Thursday, November 30, 2006

Google File System

The Google File System is a scalable distributed file system for large distributed data-intensive applications, being used within Google. The paper, published in the 19th ACM Symposium on Operating Systems Principles, is a well written computer engineering paper. System builders should read it.

Quoted from its conclusion:

"We started by reexamining traditional file system assumptions in light of our current and anticipated application workloads and technological environment. Our observations have led to radically different points in the design space. We treat component failures as the norm rather than the exception, optimize for huge files that are mostly appended to (perhaps concurrently) and then read (usually sequentially), and both extend and relax the standard file system interface to improve the overall system."

Lesson learnt:
  • Application driven.
  • Base on the technological environment.
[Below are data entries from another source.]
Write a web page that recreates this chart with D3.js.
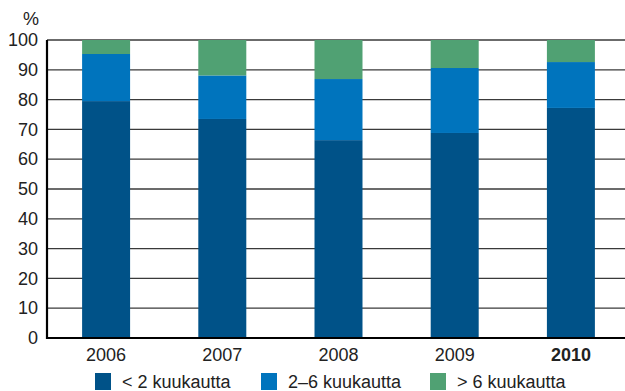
<!DOCTYPE html>
<html><head><meta charset="utf-8">
<script src="https://cdn.jsdelivr.net/npm/d3@7"></script>
<style>body{margin:0;background:#fff}svg{display:block}text{font-family:"Liberation Sans",Arial,sans-serif;fill:#222}</style>
</head><body>
<svg id="c" width="625" height="391"></svg>
<script>
const years = ["2006","2007","2008","2009","2010"];
const seriesNames = ["< 2 kuukautta","2–6 kuukautta","> 6 kuukautta"];
const lt2 = [79.5,73.5,66.4,68.8,77.2];
const m2to6 = [15.8,14.6,20.5,21.8,15.4];
const gt6 = [4.7,11.9,13.1,9.4,7.4];
const yTicks = [0,10,20,30,40,50,60,70,80,90,100];
const colors = ["#005288","#0074BD","#50A173"];

const svg = d3.select("#c");
const x = d3.scaleBand().domain(years).range([48,629]).paddingInner(0.587).paddingOuter(0.2935);
const y = d3.scaleLinear().domain([0,100]).range([338,40]);

const rows = years.map((yr,i)=>({year:yr, s0:lt2[i], s1:m2to6[i], s2:gt6[i]}));
const stack = d3.stack().keys(["s0","s1","s2"])(rows);

// gridlines
svg.append("g").selectAll("line").data(yTicks.filter(t=>t>0)).join("line")
  .attr("x1",47).attr("x2",625).attr("y1",d=>y(d)).attr("y2",d=>y(d))
  .attr("stroke","#3a3a3a").attr("stroke-width",1.3);

svg.append("g").selectAll("g").data(stack).join("g").attr("fill",(d,i)=>colors[i])
  .selectAll("rect").data(d=>d).join("rect")
  .attr("x",d=>x(d.data.year)).attr("width",x.bandwidth())
  .attr("y",d=>y(d[1])).attr("height",d=>y(d[0])-y(d[1]));

// axes lines
svg.append("line").attr("x1",47).attr("x2",47).attr("y1",40).attr("y2",339).attr("stroke","#000").attr("stroke-width",2.2);
svg.append("line").attr("x1",46).attr("x2",625).attr("y1",338).attr("y2",338).attr("stroke","#000").attr("stroke-width",2.2);

// y labels
const yAxis = d3.axisLeft(y).tickValues(yTicks).tickSize(0).tickPadding(9);
const ga = svg.append("g").attr("transform","translate(47,0)").call(yAxis);
ga.select(".domain").remove();
ga.selectAll("text").style("font-size","18px").attr("fill","#222").attr("font-family","Liberation Sans, Arial, sans-serif");
svg.append("text").attr("x",39).attr("y",25).attr("text-anchor","end").style("font-size","18px").text("%");

// x labels
const xAxis = d3.axisBottom(x).tickSize(0).tickPadding(10);
const gx = svg.append("g").attr("transform","translate(0,338)").call(xAxis);
gx.select(".domain").remove();
gx.selectAll("text").style("font-size","18px").attr("fill","#222").attr("font-family","Liberation Sans, Arial, sans-serif")
  .style("font-weight",d=>d==="2010"?"bold":"normal").attr("fill",d=>d==="2010"?"#000":"#222");

// legend
const legX = [95,261,430];
const lg = svg.append("g").selectAll("g").data(seriesNames).join("g")
  .attr("transform",(d,i)=>`translate(${legX[i]},373)`);
lg.append("rect").attr("width",16).attr("height",17).attr("fill",(d,i)=>colors[i]);
lg.append("text").attr("x",27).attr("y",15).style("font-size","18px").text(d=>d);
</script>
</body></html>
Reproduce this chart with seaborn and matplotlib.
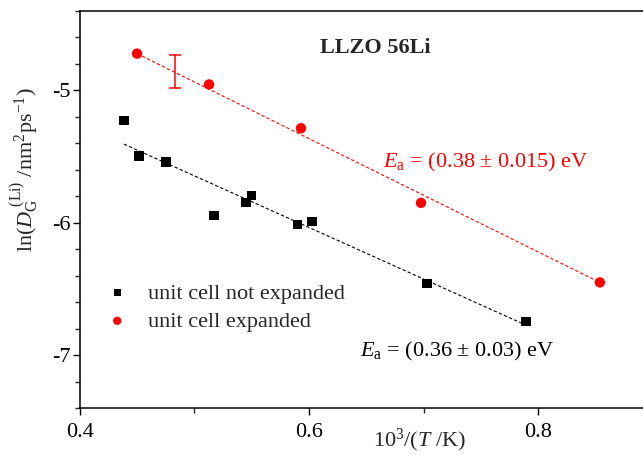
import numpy as np
import pandas as pd
import matplotlib
matplotlib.use("Agg")
import matplotlib.pyplot as plt
from matplotlib.ticker import MultipleLocator, FixedLocator, FormatStrFormatter
import seaborn as sns

# ---- data ----
x_not = [0.4384, 0.4515, 0.4751, 0.5170, 0.5450, 0.5500, 0.5900, 0.6026, 0.7030, 0.7895]
y_not = [-5.226, -5.496, -5.541, -5.947, -5.850, -5.797, -6.015, -5.992, -6.459, -6.744]
x_exp = [0.4498, 0.5127, 0.5930, 0.6978, 0.8540]
y_exp = [-4.722, -4.955, -5.286, -5.850, -6.451]
fit_not_x = [0.4384, 0.7895]
fit_not_y = [-5.406, -6.774]
fit_exp_x = [0.4498, 0.8540]
fit_exp_y = [-4.722, -6.451]
err_x = [0.483]
err_y = [-4.857]
err_half = [0.128]
x_ticks = [0.4, 0.6, 0.8]
y_ticks = [-7, -6, -5]
label_not = "unit cell not expanded"
label_exp = "unit cell expanded"

sns.set_style("ticks")
plt.rcParams["font.family"] = ["Liberation Serif", "DejaVu Serif"]
plt.rcParams["mathtext.fontset"] = "custom"
plt.rcParams["mathtext.rm"] = "Liberation Serif"
plt.rcParams["mathtext.it"] = "Liberation Serif:italic"
plt.rcParams["mathtext.bf"] = "Liberation Serif:bold"
plt.rcParams["axes.unicode_minus"] = False

RED = "#ff0000"
FS = 16

fig = plt.figure(figsize=(6.43, 4.55), dpi=100)
ax = fig.add_axes([80/643, 47/455, 687/643, 397/455])

df_not = pd.DataFrame({"x": x_not, "y": y_not})
df_exp = pd.DataFrame({"x": x_exp, "y": y_exp})
df_fn = pd.DataFrame({"x": fit_not_x, "y": fit_not_y})
df_fe = pd.DataFrame({"x": fit_exp_x, "y": fit_exp_y})

sns.lineplot(data=df_fn, x="x", y="y", ax=ax, color="black", lw=0.8,
             linestyle=(0, (3, 2)), zorder=2)
sns.lineplot(data=df_fe, x="x", y="y", ax=ax, color=RED, lw=0.8,
             linestyle=(0, (3, 2)), zorder=2)
sns.scatterplot(data=df_not, x="x", y="y", ax=ax, marker="s", color="black",
                s=44, edgecolor="none", label=label_not, zorder=3)
sns.scatterplot(data=df_exp, x="x", y="y", ax=ax, marker="o", color=RED,
                s=56, edgecolor="none", label=label_exp, zorder=3)
ax.errorbar(err_x, err_y, yerr=err_half, fmt="none", ecolor=RED,
            elinewidth=1.1, capsize=4.5, capthick=1.1)

ax.set_xlim(0.4, 1.0)
ax.set_ylim(-7.4, -4.4)
ax.xaxis.set_major_locator(FixedLocator(x_ticks))
ax.xaxis.set_minor_locator(MultipleLocator(0.1))
ax.yaxis.set_major_locator(FixedLocator(y_ticks))
ax.yaxis.set_minor_locator(MultipleLocator(0.2))
ax.xaxis.set_major_formatter(FormatStrFormatter("%.1f"))
ax.yaxis.set_major_formatter(FormatStrFormatter("%d"))

for s in ax.spines.values():
    s.set_linewidth(1.1)
    s.set_color("black")
ax.tick_params(which="major", direction="out", length=5, width=1.0,
               labelsize=FS, colors="black")
ax.tick_params(which="minor", direction="out", length=3.5, width=1.0)
ax.tick_params(axis="x", which="major", pad=6)
ax.tick_params(axis="y", which="major", pad=1.5)
ax.tick_params(top=False, right=False, which="both")

ax.set_xlabel(r"$10^3/(T\ /\mathrm{K})$", fontsize=FS)
ax.xaxis.set_label_coords(0.4934, -0.047)
ax.set_ylabel(r"$\mathrm{ln}(D_{\mathrm{G}}^{\ (\mathrm{Li})}\ /\mathrm{nm}^2\mathrm{ps}^{-1})$",
              fontsize=FS)
ax.yaxis.set_label_coords(-0.056, 0.60)

leg = ax.legend(loc="upper left", bbox_to_anchor=(0.038, 0.315), frameon=False,
                fontsize=FS, handlelength=1.0, handletextpad=0.88,
                labelspacing=0.34, borderpad=0, borderaxespad=0, markerscale=0.8)

ax.text(0.6096, -4.714, "LLZO 56Li", fontsize=FS, fontweight="bold",
        ha="left", va="baseline")
ax.text(0.6646, -5.586, r"$E_{\mathrm{a}}$ = (0.38 ± 0.015) eV", fontsize=FS,
        color=RED, ha="left", va="baseline")
ax.text(0.6445, -7.008, r"$E_{\mathrm{a}}$ = (0.36 ± 0.03) eV", fontsize=FS,
        color="black", ha="left", va="baseline")

fig.savefig("out.png", dpi=100)
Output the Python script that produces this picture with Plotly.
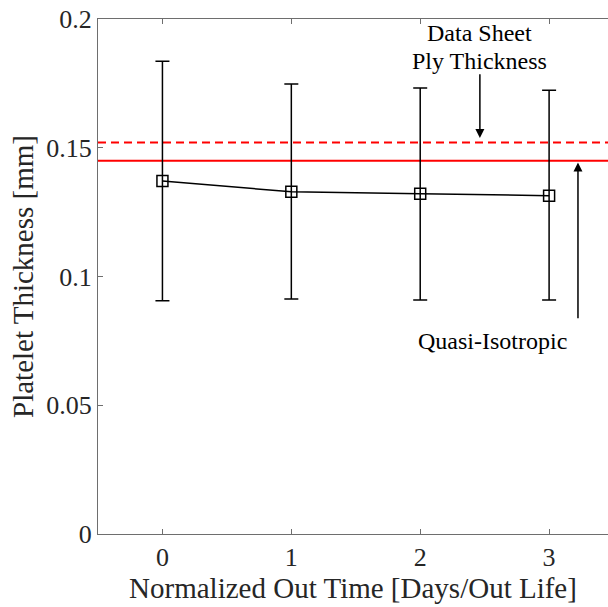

Base on the facts of performance characteristics. Performance benchmark is the foundation for system design.
  • Application/file system (or OS, or underlying infrastructure, etc.) co-design.
  • Optimize for what should be optimized.
"Our system provides fault tolerance ..."

Lesson learnt:
  • Reliability is a must for any system. System must work. Never forget reliability, persistence, fault tolerance during system design.
"... This makes possible a simple, centralized master that does not become a bottleneck. ..."

Lesson learnt:
  • Down to earth.
  • ...I had already come to the conclusion that in the practise of computing, where we have so much latitude for making a mess of it, mathematical elegance is not a dispensible luxury, but a matter of life and death. - Edsger Wybe Dijkstra ["My hopes of computing science" (EWD 709)]
elegant: [...]ingeniously simple and effective. - Concise Oxford Dictionary

This elegance makes perfect sense in the domain of system design. May we say in system design, elegance is not a dispensible luxury, but a matter of life and death.